What we would have liked to see though is how Samantha works or what it means to evolve beyond the need for matter. Funnily, considering how advanced AI has become, the rest of civilization appeared to be unchanged. 

2001: A Space Odyssey 

Film premise: While investigating a strange signal emanating from a large black monolith on the moon, the crew of Discovery One discovers that their onboard AI (HAL 9000) is malfunctioning. 

We think that the film’s portrayal of AI is the most accurate of any of the movies so far. HAL seems sentient, but the astronauts don’t seem to be so sure or have no way to know. HAL seems to express fear as Dave slowly deactivates it, but the desperate pleading could be shrugged off as an attempt to carry out its mission. 

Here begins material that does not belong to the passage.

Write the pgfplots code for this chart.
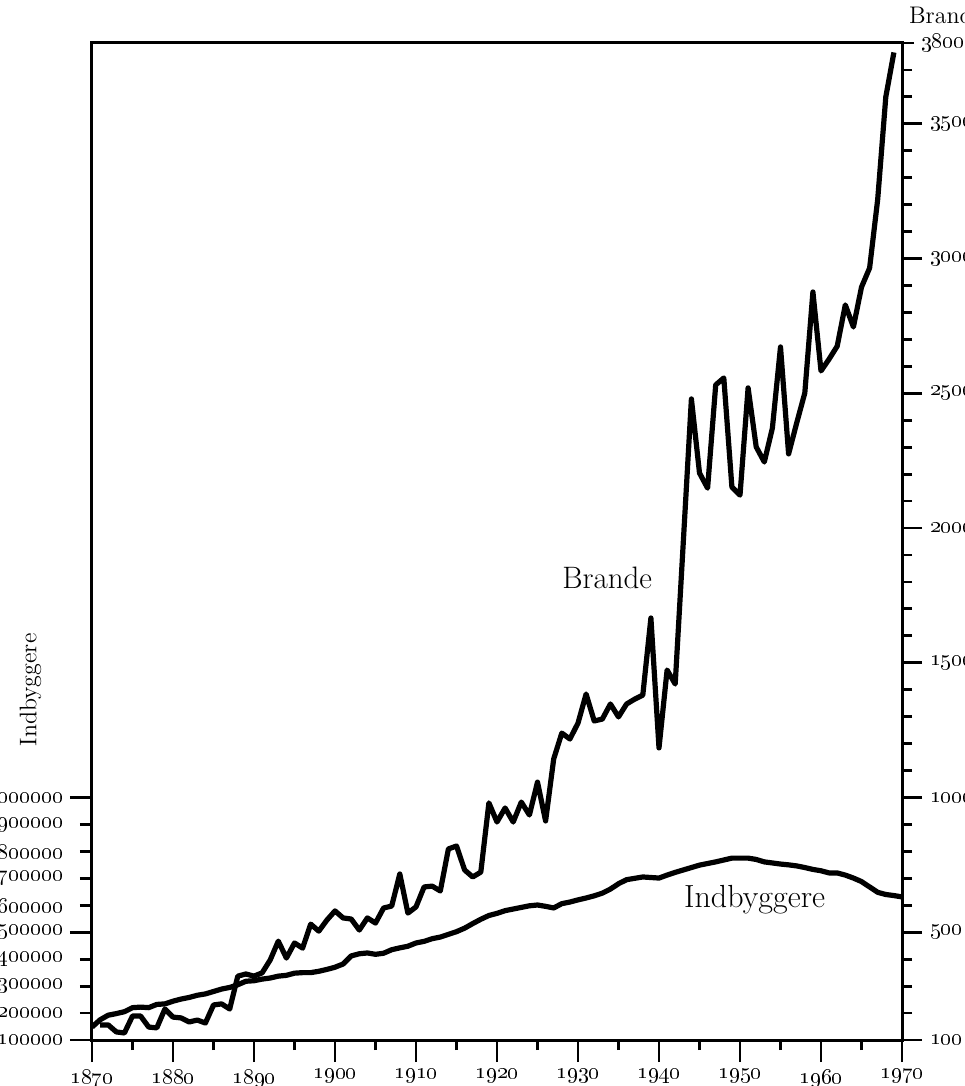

Like Colossus, HAL never strays from its original goals or programming. All of its seemingly nefarious actions are carried out simply because it believes it is the best way to complete the mission. It’s not an instinct for survival or its emotion that makes HAL a villain. It’s simply programming. The film makes it clear that consciousness is not a requirement for AI opposition. We agree! 

One of the little things that it gets wrong is this — there’s no explanation of how HAL works. But again, we have not built superior intelligence like HAL yet, so there is no way of knowing unless you’d like for us to use some vague science jargon to try and explain it.